# Task directions:
Repeat all of the material below exactly as written, images excluded.

# Material:

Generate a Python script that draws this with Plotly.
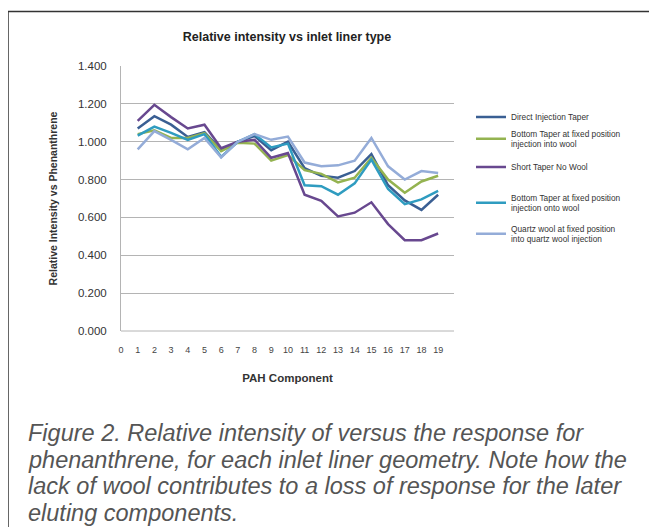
import plotly.graph_objects as go

components = list(range(1, 20))
tick_vals = list(range(0, 20))
tick_text = [str(v) for v in tick_vals]

direct_injection_taper = [1.07, 1.135, 1.09, 1.025, 1.05, 0.957, 1.0, 1.03, 0.955, 1.0, 0.86, 0.82, 0.81, 0.845, 0.935, 0.77, 0.69, 0.64, 0.72]
bottom_taper_into_wool = [1.04, 1.06, 1.02, 1.02, 1.045, 0.95, 0.995, 0.99, 0.90, 0.93, 0.85, 0.83, 0.785, 0.81, 0.915, 0.80, 0.73, 0.79, 0.82]
short_taper_no_wool = [1.11, 1.195, 1.13, 1.07, 1.09, 0.966, 1.0, 1.01, 0.915, 0.94, 0.72, 0.688, 0.605, 0.625, 0.68, 0.565, 0.48, 0.48, 0.515]
bottom_taper_onto_wool = [1.032, 1.08, 1.047, 1.01, 1.04, 0.92, 1.0, 1.04, 0.97, 0.99, 0.77, 0.765, 0.72, 0.78, 0.906, 0.75, 0.67, 0.695, 0.74]
quartz_wool = [0.96, 1.056, 1.01, 0.96, 1.02, 0.917, 1.0, 1.04, 1.01, 1.027, 0.89, 0.87, 0.875, 0.9, 1.02, 0.87, 0.80, 0.845, 0.835]

series_names = [
    "Direct Injection Taper",
    "Bottom Taper at fixed position<br>injection into wool",
    "Short Taper No Wool",
    "Bottom Taper at fixed position<br>injection onto wool",
    "Quartz wool at fixed position<br>into quartz wool injection",
]
series_values = [direct_injection_taper, bottom_taper_into_wool, short_taper_no_wool,
                 bottom_taper_onto_wool, quartz_wool]
series_colors = ["#3a5f93", "#94b350", "#68488f", "#2f9cc0", "#94acd8"]

# page body has an 8px margin; work in window pixels and shift
OFF = 8
W, H = 657 - OFF, 527 - OFF
L, R, T, B = 121 - OFF, 454 - OFF, 66 - OFF, 331 - OFF

fig = go.Figure()
legend_ids = ["legend", "legend2", "legend3", "legend4", "legend5"]
legend_y = [117, 139, 167, 203, 234]
for name, vals, col, lid in zip(series_names, series_values, series_colors, legend_ids):
    fig.add_trace(go.Scatter(x=components, y=vals, mode="lines", name=name,
                             line=dict(color=col, width=2.5), legend=lid))

layout_legends = {}
for lid, ly in zip(legend_ids, legend_y):
    layout_legends[lid] = dict(
        xref="container", yref="container", x=(471 - OFF) / W, y=1 - (ly - OFF) / H,
        xanchor="left", yanchor="middle", bgcolor="rgba(0,0,0,0)",
        font=dict(family="Liberation Sans, Arial", size=8.3, color="#333"),
        itemwidth=30, tracegroupgap=0,
    )

fig.update_layout(
    width=W, height=H, autosize=False,
    margin=dict(l=L, r=W - R, t=T, b=H - B),
    paper_bgcolor="white", plot_bgcolor="white",
    title=dict(text="<b>Relative intensity vs inlet liner type</b>",
               x=(287 - OFF) / W, xanchor="center", y=1 - (37 - OFF) / H, yanchor="middle",
               xref="container", yref="container",
               font=dict(family="Liberation Sans, Arial", size=12.5, color="#222")),
    showlegend=True,
    **layout_legends,
)

fig.update_xaxes(range=[0, 19.95], tickvals=tick_vals, ticktext=tick_text, showgrid=False,
                 zeroline=False, showline=False, ticks="", ticklabelstandoff=12,
                 tickfont=dict(family="Liberation Sans, Arial", size=9, color="#444"),
                 title=dict(text="<b>PAH Component</b>", standoff=19,
                            font=dict(family="Liberation Sans, Arial", size=11.5, color="#333")))
fig.update_yaxes(range=[0, 1.4], tickvals=[0, 0.2, 0.4, 0.6, 0.8, 1.0, 1.2, 1.4],
                 tickformat=".3f", showgrid=True, gridcolor="#b4b4b4", gridwidth=1,
                 zeroline=False, showline=True, linecolor="#b4b4b4", linewidth=1,
                 ticks="", ticklabelstandoff=11,
                 tickfont=dict(family="Liberation Sans, Arial", size=11.5, color="#333"),
                 title=dict(text="<b>Relative Intensity vs Phenanthrene</b>", standoff=18,
                            font=dict(family="Liberation Sans, Arial", size=10.5, color="#333")))

fig.add_shape(type="line", xref="paper", yref="paper", x0=0, x1=1, y0=0, y1=0,
              line=dict(color="#b4b4b4", width=1))

pw, ph = R - L, B - T
def px_x(x): return (x - OFF - L) / pw
def px_y(y): return (B - (y - OFF)) / ph
fig.add_shape(type="line", xref="paper", yref="paper", x0=px_x(8), x1=px_x(660), y0=px_y(11.5), y1=px_y(11.5),
              line=dict(color="#333", width=1.5))
fig.add_shape(type="line", xref="paper", yref="paper", x0=px_x(8), x1=px_x(8), y0=px_y(11), y1=px_y(530),
              line=dict(color="#333", width=1.5))

caption_lines = [
    "Figure 2. Relative intensity of versus the response for",
    "phenanthrene, for each inlet liner geometry. Note how the",
    "lack of wool contributes to a loss of response for the later",
    "eluting components.",
]
for i, line in enumerate(caption_lines):
    fig.add_annotation(text="<i>" + line + "</i>", xref="paper", yref="paper",
                       x=px_x(26), y=px_y(433 + 26.5 * i), xanchor="left", yanchor="middle",
                       showarrow=False,
                       font=dict(family="Liberation Sans, Arial", size=23.5, color="#555"))

fig.write_html("out.html")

# Written solution:
Generate a Python script that draws this with Plotly.
import plotly.graph_objects as go

components = list(range(1, 20))
tick_vals = list(range(0, 20))
tick_text = [str(v) for v in tick_vals]

direct_injection_taper = [1.07, 1.135, 1.09, 1.025, 1.05, 0.957, 1.0, 1.03, 0.955, 1.0, 0.86, 0.82, 0.81, 0.845, 0.935, 0.77, 0.69, 0.64, 0.72]
bottom_taper_into_wool = [1.04, 1.06, 1.02, 1.02, 1.045, 0.95, 0.995, 0.99, 0.90, 0.93, 0.85, 0.83, 0.785, 0.81, 0.915, 0.80, 0.73, 0.79, 0.82]
short_taper_no_wool = [1.11, 1.195, 1.13, 1.07, 1.09, 0.966, 1.0, 1.01, 0.915, 0.94, 0.72, 0.688, 0.605, 0.625, 0.68, 0.565, 0.48, 0.48, 0.515]
bottom_taper_onto_wool = [1.032, 1.08, 1.047, 1.01, 1.04, 0.92, 1.0, 1.04, 0.97, 0.99, 0.77, 0.765, 0.72, 0.78, 0.906, 0.75, 0.67, 0.695, 0.74]
quartz_wool = [0.96, 1.056, 1.01, 0.96, 1.02, 0.917, 1.0, 1.04, 1.01, 1.027, 0.89, 0.87, 0.875, 0.9, 1.02, 0.87, 0.80, 0.845, 0.835]

series_names = [
    "Direct Injection Taper",
    "Bottom Taper at fixed position<br>injection into wool",
    "Short Taper No Wool",
    "Bottom Taper at fixed position<br>injection onto wool",
    "Quartz wool at fixed position<br>into quartz wool injection",
]
series_values = [direct_injection_taper, bottom_taper_into_wool, short_taper_no_wool,
                 bottom_taper_onto_wool, quartz_wool]
series_colors = ["#3a5f93", "#94b350", "#68488f", "#2f9cc0", "#94acd8"]

# page body has an 8px margin; work in window pixels and shift
OFF = 8
W, H = 657 - OFF, 527 - OFF
L, R, T, B = 121 - OFF, 454 - OFF, 66 - OFF, 331 - OFF

fig = go.Figure()
legend_ids = ["legend", "legend2", "legend3", "legend4", "legend5"]
legend_y = [117, 139, 167, 203, 234]
for name, vals, col, lid in zip(series_names, series_values, series_colors, legend_ids):
    fig.add_trace(go.Scatter(x=components, y=vals, mode="lines", name=name,
                             line=dict(color=col, width=2.5), legend=lid))

layout_legends = {}
for lid, ly in zip(legend_ids, legend_y):
    layout_legends[lid] = dict(
        xref="container", yref="container", x=(471 - OFF) / W, y=1 - (ly - OFF) / H,
        xanchor="left", yanchor="middle", bgcolor="rgba(0,0,0,0)",
        font=dict(family="Liberation Sans, Arial", size=8.3, color="#333"),
        itemwidth=30, tracegroupgap=0,
    )

fig.update_layout(
    width=W, height=H, autosize=False,
    margin=dict(l=L, r=W - R, t=T, b=H - B),
    paper_bgcolor="white", plot_bgcolor="white",
    title=dict(text="<b>Relative intensity vs inlet liner type</b>",
               x=(287 - OFF) / W, xanchor="center", y=1 - (37 - OFF) / H, yanchor="middle",
               xref="container", yref="container",
               font=dict(family="Liberation Sans, Arial", size=12.5, color="#222")),
    showlegend=True,
    **layout_legends,
)

fig.update_xaxes(range=[0, 19.95], tickvals=tick_vals, ticktext=tick_text, showgrid=False,
                 zeroline=False, showline=False, ticks="", ticklabelstandoff=12,
                 tickfont=dict(family="Liberation Sans, Arial", size=9, color="#444"),
                 title=dict(text="<b>PAH Component</b>", standoff=19,
                            font=dict(family="Liberation Sans, Arial", size=11.5, color="#333")))
fig.update_yaxes(range=[0, 1.4], tickvals=[0, 0.2, 0.4, 0.6, 0.8, 1.0, 1.2, 1.4],
                 tickformat=".3f", showgrid=True, gridcolor="#b4b4b4", gridwidth=1,
                 zeroline=False, showline=True, linecolor="#b4b4b4", linewidth=1,
                 ticks="", ticklabelstandoff=11,
                 tickfont=dict(family="Liberation Sans, Arial", size=11.5, color="#333"),
                 title=dict(text="<b>Relative Intensity vs Phenanthrene</b>", standoff=18,
                            font=dict(family="Liberation Sans, Arial", size=10.5, color="#333")))

fig.add_shape(type="line", xref="paper", yref="paper", x0=0, x1=1, y0=0, y1=0,
              line=dict(color="#b4b4b4", width=1))

pw, ph = R - L, B - T
def px_x(x): return (x - OFF - L) / pw
def px_y(y): return (B - (y - OFF)) / ph
fig.add_shape(type="line", xref="paper", yref="paper", x0=px_x(8), x1=px_x(660), y0=px_y(11.5), y1=px_y(11.5),
              line=dict(color="#333", width=1.5))
fig.add_shape(type="line", xref="paper", yref="paper", x0=px_x(8), x1=px_x(8), y0=px_y(11), y1=px_y(530),
              line=dict(color="#333", width=1.5))

caption_lines = [
    "Figure 2. Relative intensity of versus the response for",
    "phenanthrene, for each inlet liner geometry. Note how the",
    "lack of wool contributes to a loss of response for the later",
    "eluting components.",
]
for i, line in enumerate(caption_lines):
    fig.add_annotation(text="<i>" + line + "</i>", xref="paper", yref="paper",
                       x=px_x(26), y=px_y(433 + 26.5 * i), xanchor="left", yanchor="middle",
                       showarrow=False,
                       font=dict(family="Liberation Sans, Arial", size=23.5, color="#555"))

fig.write_html("out.html")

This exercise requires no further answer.